start Input data

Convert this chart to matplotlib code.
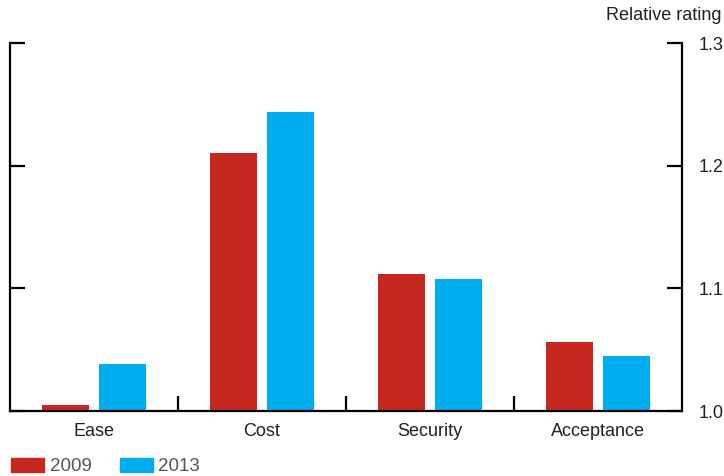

end Input data
start Input data

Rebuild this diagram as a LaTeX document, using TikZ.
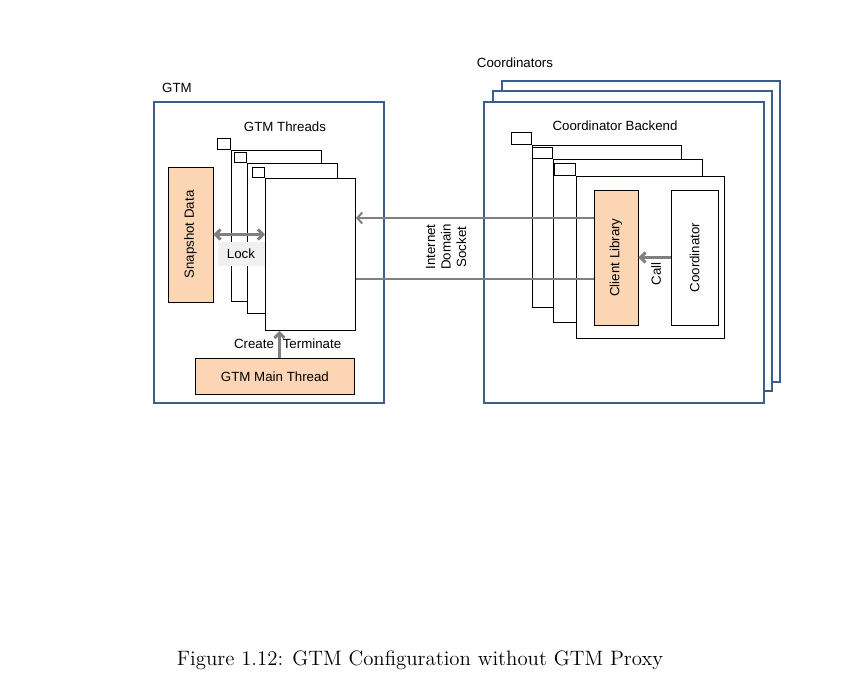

end Input data
start Input data

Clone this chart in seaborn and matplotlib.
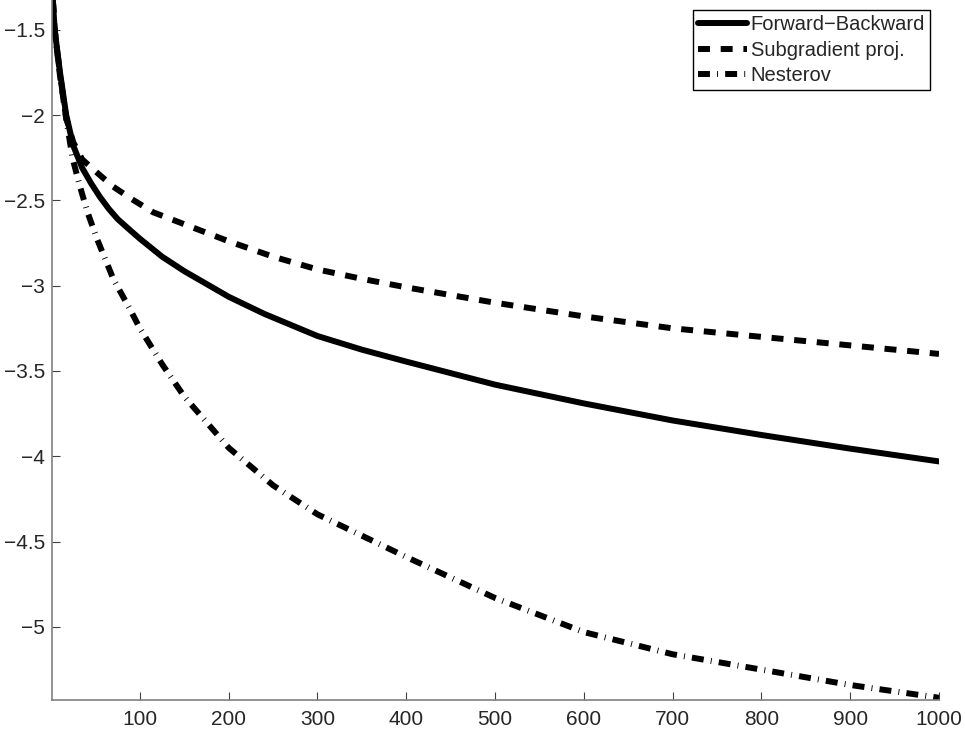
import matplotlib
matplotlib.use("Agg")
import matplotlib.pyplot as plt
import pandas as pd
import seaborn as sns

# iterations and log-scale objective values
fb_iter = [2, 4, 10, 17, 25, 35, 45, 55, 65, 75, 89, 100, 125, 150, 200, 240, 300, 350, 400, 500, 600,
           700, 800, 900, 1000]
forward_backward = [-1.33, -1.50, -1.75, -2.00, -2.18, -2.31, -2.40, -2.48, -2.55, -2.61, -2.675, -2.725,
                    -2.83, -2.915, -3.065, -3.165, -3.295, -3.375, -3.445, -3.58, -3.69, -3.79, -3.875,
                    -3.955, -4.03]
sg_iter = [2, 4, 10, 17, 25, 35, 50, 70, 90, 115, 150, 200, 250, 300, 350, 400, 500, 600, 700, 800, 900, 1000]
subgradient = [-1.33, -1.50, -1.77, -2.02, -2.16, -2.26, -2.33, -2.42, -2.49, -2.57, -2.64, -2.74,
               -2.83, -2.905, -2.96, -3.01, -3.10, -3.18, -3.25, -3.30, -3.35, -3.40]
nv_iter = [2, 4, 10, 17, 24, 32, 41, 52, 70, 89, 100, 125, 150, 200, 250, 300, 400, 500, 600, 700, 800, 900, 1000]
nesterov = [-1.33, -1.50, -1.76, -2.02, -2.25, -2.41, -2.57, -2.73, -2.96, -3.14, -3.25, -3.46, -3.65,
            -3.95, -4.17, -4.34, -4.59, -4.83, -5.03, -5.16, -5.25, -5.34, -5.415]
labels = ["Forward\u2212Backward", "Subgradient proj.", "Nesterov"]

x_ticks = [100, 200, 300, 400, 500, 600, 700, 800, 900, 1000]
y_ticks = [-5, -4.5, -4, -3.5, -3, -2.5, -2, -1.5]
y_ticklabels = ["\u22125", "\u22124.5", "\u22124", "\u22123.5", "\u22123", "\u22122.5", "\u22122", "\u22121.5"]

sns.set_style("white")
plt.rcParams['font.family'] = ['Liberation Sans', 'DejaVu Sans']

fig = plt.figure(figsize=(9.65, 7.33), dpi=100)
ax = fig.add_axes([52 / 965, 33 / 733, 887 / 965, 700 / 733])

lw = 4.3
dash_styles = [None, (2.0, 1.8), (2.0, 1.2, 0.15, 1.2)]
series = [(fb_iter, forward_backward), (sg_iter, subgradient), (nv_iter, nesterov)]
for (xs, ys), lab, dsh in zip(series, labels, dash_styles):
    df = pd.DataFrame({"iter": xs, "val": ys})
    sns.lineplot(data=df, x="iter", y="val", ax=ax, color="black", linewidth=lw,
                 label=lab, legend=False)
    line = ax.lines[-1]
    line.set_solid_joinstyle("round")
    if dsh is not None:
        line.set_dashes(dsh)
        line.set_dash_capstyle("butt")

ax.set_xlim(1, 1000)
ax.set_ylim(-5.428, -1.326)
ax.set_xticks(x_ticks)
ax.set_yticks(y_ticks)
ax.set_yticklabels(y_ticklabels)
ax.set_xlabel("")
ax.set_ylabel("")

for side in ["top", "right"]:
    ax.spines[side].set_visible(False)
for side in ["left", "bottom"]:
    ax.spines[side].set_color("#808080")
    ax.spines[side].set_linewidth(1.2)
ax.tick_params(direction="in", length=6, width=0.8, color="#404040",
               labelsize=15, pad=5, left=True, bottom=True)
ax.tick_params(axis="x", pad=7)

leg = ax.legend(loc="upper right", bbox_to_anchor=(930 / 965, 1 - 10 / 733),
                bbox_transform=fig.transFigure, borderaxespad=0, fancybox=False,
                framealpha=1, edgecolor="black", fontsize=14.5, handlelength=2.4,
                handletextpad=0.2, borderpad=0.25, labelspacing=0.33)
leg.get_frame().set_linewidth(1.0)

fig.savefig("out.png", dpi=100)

end Input data

→ Task
Leave the pictures out and copy exactly the lines from the one with "Clone this chart in seaborn and matplotlib." through the one with "import seaborn as sns", nothing more.

→ Exercise answer
Clone this chart in seaborn and matplotlib.
import matplotlib
matplotlib.use("Agg")
import matplotlib.pyplot as plt
import pandas as pd
import seaborn as sns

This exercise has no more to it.